Business surveys cited in the outlook point to rising employment, which should gradually expand the consumer base and support demand across sectors such as retail, services and manufacturing.
However, DTB noted that higher-income households are likely to feel the impact of the recovery more quickly, while a large share of Kenyans will remain cautious, prioritising essential spending as incomes recover slowly.
Climate and food price risks
Agriculture remains a key driver of Kenya’s inflation dynamics and overall economic performance. Over the past three years, good rainfall and the government’s fertiliser subsidy programme have lifted agricultural productivity, contributing to lower food inflation.
DTB warned, however, that climate volatility remains a major risk. Extended dry periods that often follow seasons of good rainfall could disrupt production and push food prices higher, reversing recent gains in inflation control.
Climate-related shocks, combined with global supply chain disruptions and geopolitical tensions, remain a source of uncertainty for the outlook, particularly for food security and rural incomes.
Regional outlook and political risks
At a regional level, DTB projects that Uganda and Tanzania will outperform Kenya in economic growth in 2026. The bank cited a combination of political stability following recent elections and relatively stronger fiscal positions.
Uganda and Tanzania held general elections in October 2025 and January 2026 respectively, reducing political uncertainty in the two economies.
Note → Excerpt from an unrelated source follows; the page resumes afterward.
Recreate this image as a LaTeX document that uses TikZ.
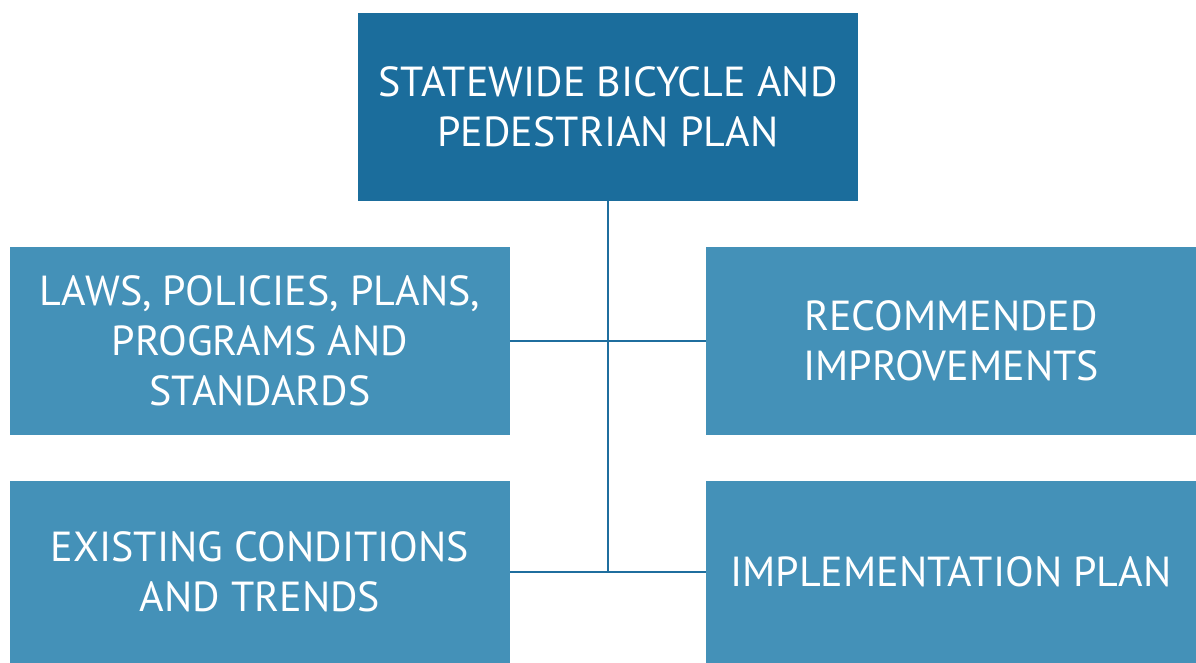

In contrast, political activity in Kenya is expected to intensify ahead of the 2027 General Election, potentially weighing on investor sentiment and policy focus.
For the wider East African region, DTB identified key risks including reduced foreign aid flows, persistent fiscal pressures, a volatile global environment and emerging socio-political challenges.
Despite these risks, the bank said Kenya’s medium-term prospects remain positive if reforms are sustained and fiscal consolidation efforts are balanced with growth-supporting investments.